City of Tacoma Expands Efforts to Achieve Equity in Contracting
and Support Minority and Women-Owned Businesses

TACOMA, Wash. - As part of the City of Tacoma's ongoing work to advance broader strategic goals relating to equity and accessibility, as well as economic growth, it has expanded its efforts to achieve equity in contracting and support of minority and women-owned businesses. 

“While the City often states equity as a core value, actions like these demonstrate that we are translating that value into action and ensuring that opportunities exist for all Tacoma businesses,” said Tacoma Mayor Victoria Woodards.

“It is incumbent upon the City to support the growth of small businesses, particularly minority and women-owned businesses who have been have been historically left out of City contracting opportunities,” said Deputy Mayor Conor McCarthy. “Making sure that we make equitable investments in our minority and women-owned business contracting community as we build our City is key to lifting up our entire community and building our workforce.”   

The City authorized an extensive, year-long disparity study completed in 2018 that analyzed procurement and contracting barriers for small, disadvantaged, minority and women-owned businesses in construction, architecture and engineering, services and goods. This study determined that there exists a statistically significant underutilization by the City of minority and women-owned businesses in these contract categories. 
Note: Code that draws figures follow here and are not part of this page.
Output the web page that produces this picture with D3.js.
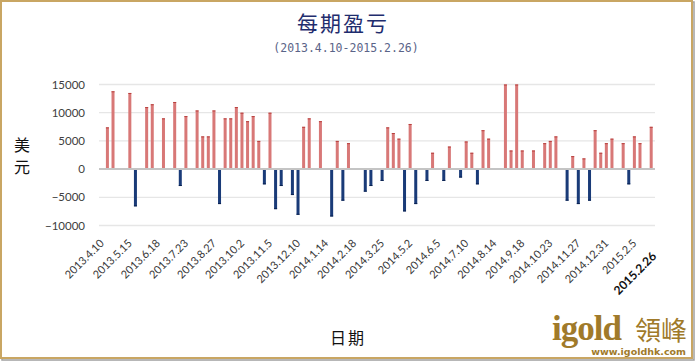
<!DOCTYPE html>
<html>
<head>
<meta charset="utf-8">
<script src="https://cdn.jsdelivr.net/npm/d3@7"></script>
<style>
  body { margin: 0; background: #fff; }
  svg { display: block; }
</style>
</head>
<body>
<svg id="chart" width="695" height="362"></svg>
<script>
// weekly profit/loss (USD), one value per period, 0 = no bar
var values = [
    0, 7400, 13800, 0, 0, 13500, -6600, 0, 11000, 11500,
    0, 9000, 0, 11900, -3000, 9400, 0, 10400, 5800, 5800,
    10400, -6200, 9000, 9000, 11000, 10000, 8500, 9400, 5000, -2700,
    10000, -7100, -3000, 0, -4600, -8100, 7500, 9000, 0, 8500,
    0, -8400, 5000, -5600, 4600, 0, 0, -4000, -3000, 0,
    -2100, 7400, 6400, 5400, -7500, 8000, -6200, 0, -2100, 2900,
    0, -2100, 4000, 0, -1500, 4900, 2900, -2700, 6900, 5400,
    0, 0, 15000, 3300, 15000, 3300, 0, 3300, 0, 4600,
    5000, 5800, 0, -5600, 2300, -6200, 1900, -5600, 6900, 2900,
    4600, 5400, 0, 4600, -2700, 5800, 4600, 0, 7500
];
// every 5th period is labelled
var tickLabels = [
    "2013.4.10", "2013.5.15", "2013.6.18", "2013.7.23", "2013.8.27",
    "2013.10.2", "2013.11.5", "2013.12.10", "2014.1.14", "2014.2.18",
    "2014.3.25", "2014.5.2", "2014.6.5", "2014.7.10", "2014.8.14",
    "2014.9.18", "2014.10.23", "2014.11.27", "2014.12.31", "2015.2.5"
];
var lastLabel = "2015.2.26";
var yTicks = [-10000, -5000, 0, 5000, 10000, 15000];

var svg = d3.select("#chart");

// frame
svg.append("rect").attr("x", 2).attr("y", 2).attr("width", 692).attr("height", 358)
    .attr("fill", "none").attr("stroke", "#a0a0a0").attr("stroke-width", 1.5);
svg.append("rect").attr("x", 1).attr("y", 1).attr("width", 691).attr("height", 357)
    .attr("fill", "#fff").attr("stroke", "#c9a663").attr("stroke-width", 2);

var x = d3.scaleBand()
    .domain(d3.range(values.length))
    .range([99, 654]);

var y = d3.scaleLinear()
    .domain([-10000, 15000])
    .range([225.5, 84.5]);

// grid
svg.append("g").selectAll("line")
    .data(yTicks.filter(function(d){ return d !== 0; }))
    .enter().append("line")
    .attr("x1", 99).attr("x2", 655)
    .attr("y1", function(d){ return y(d); })
    .attr("y2", function(d){ return y(d); })
    .attr("stroke", "#e6e6e6").attr("stroke-width", 1.3);

var yAxis = d3.axisLeft(y).tickValues(yTicks).tickSize(0).tickPadding(14)
    .tickFormat(d3.format("d"));
svg.append("g")
    .attr("transform", "translate(99,0)")
    .call(yAxis)
    .call(function(g){ g.select(".domain").remove(); })
    .selectAll("text")
    .attr("font-family", "Lato, sans-serif")
    .attr("font-size", 11.5)
    .attr("fill", "#404040");

// bars
var bw = 3;
var bars = svg.append("g");
values.forEach(function(v, i){
    if (v === 0) return;
    var cx = x(i) + x.bandwidth() / 2;
    var top = v > 0 ? y(v) : y(0);
    var h = Math.abs(y(v) - y(0));
    bars.append("rect")
        .attr("x", cx - bw / 2).attr("y", top)
        .attr("width", bw).attr("height", h)
        .attr("fill", v > 0 ? "#d87877" : "#1a3b78");
    bars.append("rect")
        .attr("x", cx - bw / 2).attr("y", v > 0 ? top : top + h - 1)
        .attr("width", bw).attr("height", 1)
        .attr("fill", v > 0 ? "#b8403e" : "#0a2250");
});

// zero line
svg.append("line")
    .attr("x1", 99).attr("x2", 655)
    .attr("y1", y(0)).attr("y2", y(0))
    .attr("stroke", "#c4c4c4").attr("stroke-width", 2);

// x axis labels
var xAxis = d3.axisBottom(x)
    .tickValues(d3.range(0, tickLabels.length * 5, 5))
    .tickFormat(function(d){ return tickLabels[d / 5]; })
    .tickSize(0);
var gx = svg.append("g")
    .attr("transform", "translate(0,236)")
    .call(xAxis)
    .call(function(g){ g.select(".domain").remove(); });
gx.selectAll("text")
    .attr("font-family", "Lato, sans-serif")
    .attr("font-size", 11)
    .attr("fill", "#383838")
    .attr("text-anchor", "end")
    .attr("dy", 0)
    .attr("y", 0)
    .attr("transform", "translate(3,8) rotate(-45)");

svg.append("text")
    .attr("transform", "translate(" + (x(values.length - 1) + x.bandwidth() / 2 + 6) + ",257) rotate(-45)")
    .attr("text-anchor", "end")
    .attr("font-family", "Lato, sans-serif")
    .attr("font-weight", "bold")
    .attr("font-size", 12)
    .attr("fill", "#111")
    .text(lastLabel);

// titles
svg.append("text").attr("x", 343).attr("y", 31)
    .attr("text-anchor", "middle")
    .attr("font-family", "'Noto Sans CJK SC', sans-serif")
    .attr("font-size", 21).attr("fill", "#1f2d6e")
    .attr("letter-spacing", 2)
    .text("每期盈亏");
svg.append("text").attr("x", 346).attr("y", 52)
    .attr("text-anchor", "middle")
    .attr("font-family", "'DejaVu Sans Mono', monospace")
    .attr("font-size", 11.5).attr("fill", "#5a6488")
    .text("(2013.4.10-2015.2.26)");

// axis titles
svg.append("text").attr("x", 22).attr("y", 151)
    .attr("text-anchor", "middle")
    .attr("font-family", "'Noto Sans CJK SC', sans-serif")
    .attr("font-size", 16).attr("fill", "#111")
    .text("美");
svg.append("text").attr("x", 22).attr("y", 173)
    .attr("text-anchor", "middle")
    .attr("font-family", "'Noto Sans CJK SC', sans-serif")
    .attr("font-size", 16).attr("fill", "#111")
    .text("元");
svg.append("text").attr("x", 348).attr("y", 344)
    .attr("text-anchor", "middle")
    .attr("font-family", "'Noto Sans CJK SC', sans-serif")
    .attr("font-size", 16).attr("fill", "#111")
    .attr("letter-spacing", 2)
    .text("日期");

// logo
svg.append("text").attr("x", 552).attr("y", 340)
    .attr("font-family", "'Liberation Serif', serif")
    .attr("font-weight", "bold")
    .attr("font-size", 35).attr("fill", "#a07a2a")
    .attr("letter-spacing", -1)
    .text("igold");
svg.append("text").attr("x", 635).attr("y", 340)
    .attr("font-family", "'Noto Sans CJK TC', sans-serif")
    .attr("font-size", 26).attr("fill", "#a07a2a")
    .text("領峰");
svg.append("text").attr("x", 686).attr("y", 355)
    .attr("text-anchor", "end")
    .attr("font-family", "'DejaVu Sans', sans-serif")
    .attr("font-weight", "bold")
    .attr("font-size", 9.5).attr("fill", "#a07a2a")
    .text("www.igoldhk.com");
</script>
</body>
</html>
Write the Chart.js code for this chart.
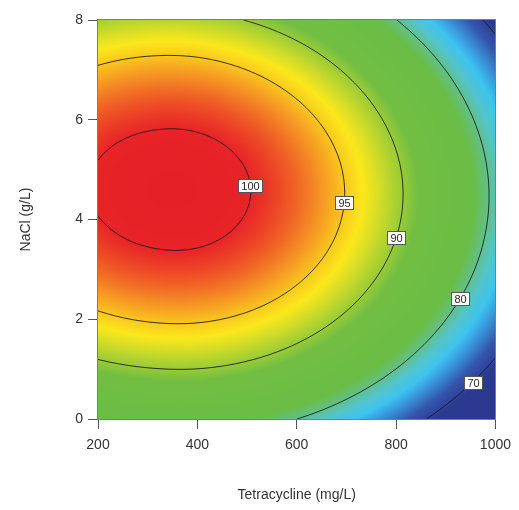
<!DOCTYPE html>
<html>
<head>
<meta charset="utf-8">
<script src="https://cdn.jsdelivr.net/npm/chart.js@4.4.0/dist/chart.umd.min.js"></script>
<style>
  html, body { margin: 0; padding: 0; background: #ffffff; }
  #wrap { width: 519px; height: 510px; }
</style>
</head>
<body>
<div id="wrap"><canvas id="chart" width="519" height="510"></canvas></div>
<script>
// Grid of the fitted response: removal (%) by tetracycline and NaCl
const tetracycline = [200, 300, 400, 500, 600, 700, 800, 900, 1000];   // mg/L
const nacl = [0, 1, 2, 3, 4, 5, 6, 7, 8];                              // g/L
// one row per NaCl level (0 → 8), one value per tetracycline column
const removal = [
  [81.62, 82.68, 82.84, 81.95, 80.01, 77.02, 72.99, 67.90, 61.76],
  [88.81, 89.83, 89.96, 89.03, 87.06, 84.04, 79.96, 74.84, 68.66],
  [94.25, 95.24, 95.33, 94.38, 92.37, 89.31, 85.20, 80.04, 73.83],
  [97.96, 98.91, 98.97, 97.98, 95.93, 92.84, 88.69, 83.50, 77.26],
  [99.92, 100.85, 100.87, 99.84, 97.76, 94.63, 90.45, 85.22, 78.94],
  [100.15, 101.04, 101.02, 99.96, 97.85, 94.68, 90.47, 85.20, 78.89],
  [98.64, 99.49, 99.44, 98.34, 96.19, 92.99, 88.74, 83.44, 77.10],
  [95.38, 96.20, 96.12, 94.98, 92.80, 89.56, 85.28, 79.95, 73.56],
  [90.39, 91.17, 91.05, 89.88, 87.66, 84.40, 80.08, 74.71, 68.29]
];
// contour levels and where each level's tag sits
const contourLevels = [70, 80, 90, 95, 100];
const labelTetracycline = [942, 924, 800, 690, 508];
const labelNacl = [0.74, 2.41, 3.64, 4.35, 4.69];
// axis ticks
const xTicks = [200, 400, 600, 800, 1000];
const yTicks = [0, 2, 4, 6, 8];

const FONT = '"Liberation Sans", Arial, sans-serif';

// colour ramp: value → rgb
const ramp = [
  [69.0, [43, 57, 144]],
  [72.0, [52, 86, 172]],
  [75.0, [58, 160, 226]],
  [76.5, [62, 196, 240]],
  [78.5, [84, 196, 200]],
  [80.5, [100, 191, 122]],
  [82.0, [106, 189, 70]],
  [88.5, [114, 190, 66]],
  [91.0, [178, 211, 48]],
  [93.6, [251, 232, 28]],
  [95.0, [250, 200, 30]],
  [96.6, [245, 150, 36]],
  [98.6, [238, 82, 38]],
  [100.0, [232, 36, 40]],
  [102.0, [228, 30, 38]]
];
function rampColor(v) {
  if (v <= ramp[0][0]) return ramp[0][1];
  for (let i = 1; i < ramp.length; i++) {
    if (v <= ramp[i][0]) {
      const a = ramp[i - 1], b = ramp[i];
      const t = (v - a[0]) / (b[0] - a[0]);
      return [a[1][0] + (b[1][0] - a[1][0]) * t,
              a[1][1] + (b[1][1] - a[1][1]) * t,
              a[1][2] + (b[1][2] - a[1][2]) * t];
    }
  }
  return ramp[ramp.length - 1][1];
}

// Catmull-Rom interpolation over the grid, with quadratic end extension
function at(arr, i) {
  const n = arr.length;
  if (i < 0) return 3 * arr[0] - 3 * arr[1] + arr[2];
  if (i >= n) return 3 * arr[n - 1] - 3 * arr[n - 2] + arr[n - 3];
  return arr[i];
}
function cr(p0, p1, p2, p3, t) {
  return 0.5 * (2 * p1 + (p2 - p0) * t + (2 * p0 - 5 * p1 + 4 * p2 - p3) * t * t +
                (3 * p1 - p0 - 3 * p2 + p3) * t * t * t);
}
function interp1(arr, u) {
  let i = Math.floor(u);
  if (i > arr.length - 2) i = arr.length - 2;
  if (i < 0) i = 0;
  const t = u - i;
  return cr(at(arr, i - 1), arr[i], arr[i + 1], at(arr, i + 2), t);
}
function columnAt(t) {
  const u = (t - tetracycline[0]) / (tetracycline[1] - tetracycline[0]);
  return removal.map(row => interp1(row, u));
}
function valueOnColumn(col, n) {
  const v = (n - nacl[0]) / (nacl[1] - nacl[0]);
  return interp1(col, v);
}
function surface(t, n) { return valueOnColumn(columnAt(t), n); }

const surfacePlugin = {
  id: 'surface',
  beforeDatasetsDraw(chart) {
    const { ctx, chartArea: a, scales: { x, y } } = chart;
    const L = Math.round(a.left), T = Math.round(a.top);
    const W = Math.round(a.right) - L, H = Math.round(a.bottom) - T;
    const off = document.createElement('canvas');
    off.width = W; off.height = H;
    const octx = off.getContext('2d');
    const img = octx.createImageData(W, H);
    for (let i = 0; i < W; i++) {
      const col = columnAt(x.getValueForPixel(L + i + 0.5));
      for (let j = 0; j < H; j++) {
        const c = rampColor(valueOnColumn(col, y.getValueForPixel(T + j + 0.5)));
        const k = (j * W + i) * 4;
        img.data[k] = c[0]; img.data[k + 1] = c[1]; img.data[k + 2] = c[2]; img.data[k + 3] = 255;
      }
    }
    octx.putImageData(img, 0, 0);
    ctx.drawImage(off, L, T);
  },
  afterDatasetsDraw(chart) {
    const { ctx, chartArea: a, scales: { x, y } } = chart;
    // sample the surface on a pixel lattice for the contour lines
    const step = 2;
    const nx = Math.ceil((a.right - a.left) / step) + 1;
    const ny = Math.ceil((a.bottom - a.top) / step) + 1;
    const px = [], py = [], f = [];
    for (let i = 0; i < nx; i++) px.push(Math.min(a.left + i * step, a.right));
    for (let j = 0; j < ny; j++) py.push(Math.min(a.top + j * step, a.bottom));
    for (let i = 0; i < nx; i++) {
      const col = columnAt(x.getValueForPixel(px[i]));
      f.push(py.map(p => valueOnColumn(col, y.getValueForPixel(p))));
    }
    ctx.save();
    ctx.beginPath();
    ctx.rect(a.left, a.top, a.right - a.left, a.bottom - a.top);
    ctx.clip();
    ctx.lineWidth = 1;
    ctx.strokeStyle = 'rgba(25, 25, 25, 0.85)';
    contourLevels.forEach(level => {
      ctx.beginPath();
      for (let i = 0; i < nx - 1; i++) {
        for (let j = 0; j < ny - 1; j++) {
          const v = [f[i][j], f[i + 1][j], f[i + 1][j + 1], f[i][j + 1]];
          const p = [[px[i], py[j]], [px[i + 1], py[j]], [px[i + 1], py[j + 1]], [px[i], py[j + 1]]];
          const pts = [];
          for (let e = 0; e < 4; e++) {
            const v0 = v[e], v1 = v[(e + 1) % 4];
            if ((v0 < level) !== (v1 < level)) {
              const t = (level - v0) / (v1 - v0);
              const p0 = p[e], p1 = p[(e + 1) % 4];
              pts.push([p0[0] + (p1[0] - p0[0]) * t, p0[1] + (p1[1] - p0[1]) * t]);
            }
          }
          for (let k = 0; k + 1 < pts.length; k += 2) {
            ctx.moveTo(pts[k][0], pts[k][1]);
            ctx.lineTo(pts[k + 1][0], pts[k + 1][1]);
          }
        }
      }
      ctx.stroke();
    });
    ctx.restore();

    // level tags, slid along the row onto their contour
    ctx.save();
    ctx.font = '11px ' + FONT;
    ctx.textAlign = 'center';
    ctx.textBaseline = 'middle';
    contourLevels.forEach((level, k) => {
      const n = labelNacl[k];
      let t = labelTetracycline[k];
      let lo = t - 60, hi = t + 60;
      const g = s => surface(s, n) - level;
      if (g(lo) * g(hi) < 0) {
        for (let it = 0; it < 40; it++) {
          const mid = (lo + hi) / 2;
          if (g(lo) * g(mid) <= 0) hi = mid; else lo = mid;
        }
        t = (lo + hi) / 2;
      }
      const cx = x.getPixelForValue(t), cy = y.getPixelForValue(n);
      const text = String(level);
      const w = Math.round(ctx.measureText(text).width) + 6, h = 13;
      const bx = Math.round(cx - w / 2) + 0.5, by = Math.round(cy - h / 2) + 0.5;
      ctx.fillStyle = '#ffffff';
      ctx.fillRect(bx, by, w, h);
      ctx.strokeStyle = '#555555';
      ctx.lineWidth = 1;
      ctx.strokeRect(bx, by, w, h);
      ctx.fillStyle = '#2a2a2a';
      ctx.fillText(text, bx + w / 2, by + h / 2 + 0.5);
    });
    ctx.restore();

    // plot frame
    ctx.save();
    ctx.strokeStyle = '#7d7d7d';
    ctx.lineWidth = 1;
    ctx.strokeRect(Math.round(a.left) - 0.5, Math.round(a.top) - 0.5,
                   Math.round(a.right - a.left) + 1, Math.round(a.bottom - a.top) + 1);
    ctx.restore();
  }
};

const tickFont = { family: FONT, size: 14 };
new Chart(document.getElementById('chart'), {
  type: 'scatter',
  data: { datasets: [{ data: [], pointRadius: 0 }] },
  options: {
    responsive: false,
    animation: false,
    devicePixelRatio: 1,
    layout: { padding: { top: 20, right: 21, left: 0, bottom: 0 } },
    plugins: { legend: { display: false }, tooltip: { enabled: false } },
    scales: {
      x: {
        type: 'linear', min: xTicks[0], max: xTicks[xTicks.length - 1],
        afterBuildTicks: s => { s.ticks = xTicks.map(v => ({ value: v })); },
        afterFit: s => { s.height = 91; },
        grid: { drawOnChartArea: false, tickLength: 10, color: '#555555' },
        border: { color: '#555555' },
        ticks: { padding: 8, color: '#333333', font: tickFont, callback: v => String(v) },
        title: { display: true, text: 'Tetracycline (mg/L)', color: '#333333',
                 font: { family: FONT, size: 14 }, padding: { top: 0, bottom: 6 } }
      },
      y: {
        type: 'linear', min: yTicks[0], max: yTicks[yTicks.length - 1],
        afterBuildTicks: s => { s.ticks = yTicks.map(v => ({ value: v })); },
        afterFit: s => { s.width = 98; },
        grid: { drawOnChartArea: false, tickLength: 10, color: '#555555' },
        border: { color: '#555555' },
        ticks: { padding: 5, color: '#333333', font: tickFont, callback: v => String(v) },
        title: { display: true, text: 'NaCl (g/L)', color: '#333333',
                 font: { family: FONT, size: 14 }, padding: { top: 18, bottom: 0 } }
      }
    }
  },
  plugins: [surfacePlugin]
});
</script>
</body>
</html>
A construction industry stakeholder committee convened by the City in 2018 - comprised of labor union leaders, private contractors, minority and women-owned businesses and residents from economically distressed communities - analyzed the use of local workforce agreements in the context of the findings and recommendations of the disparity study. Through a consensus process, the stakeholder group voted against adoption of a formal community workforce agreement or priority hire ordinance, but recommended expansion of support services offered to minority and women-owned businesses.

“Our goals today are ambitious, and we want to make sure that Tacoma grows in a more sustainable and equitable manner," said At-Large Council Member Lillian Hunter. “We know we can do better and we are working to do just that."

“I look forward to seeing lasting programmatic improvements that support the growth of small and minority-owned businesses, as well as our local economy, in a more sustainable and equitable manner," said District 3 Council Member Keith Blocker.
The first phase of the City's efforts, taking place now through December 2019, prepares the City to make meaningful change by implementing foundational improvements that include increased technical assistance, improved compliance tracking, an increase of its contractor and supplier pool, migration to state certification lists, and working more closely with labor organizations. This phase will also involve extensive communication and outreach. 

The next phase of the City's efforts, projected to take place from January 2020 – December 2020, will involve ongoing strategic planning with the City’s community partners and, ultimately, implementation of a range of programmatic improvements. From January 2021 – December 2023, the City anticipates analyzing its efforts to date and establishing baseline metrics for its programs, while also preparing for a new disparity study.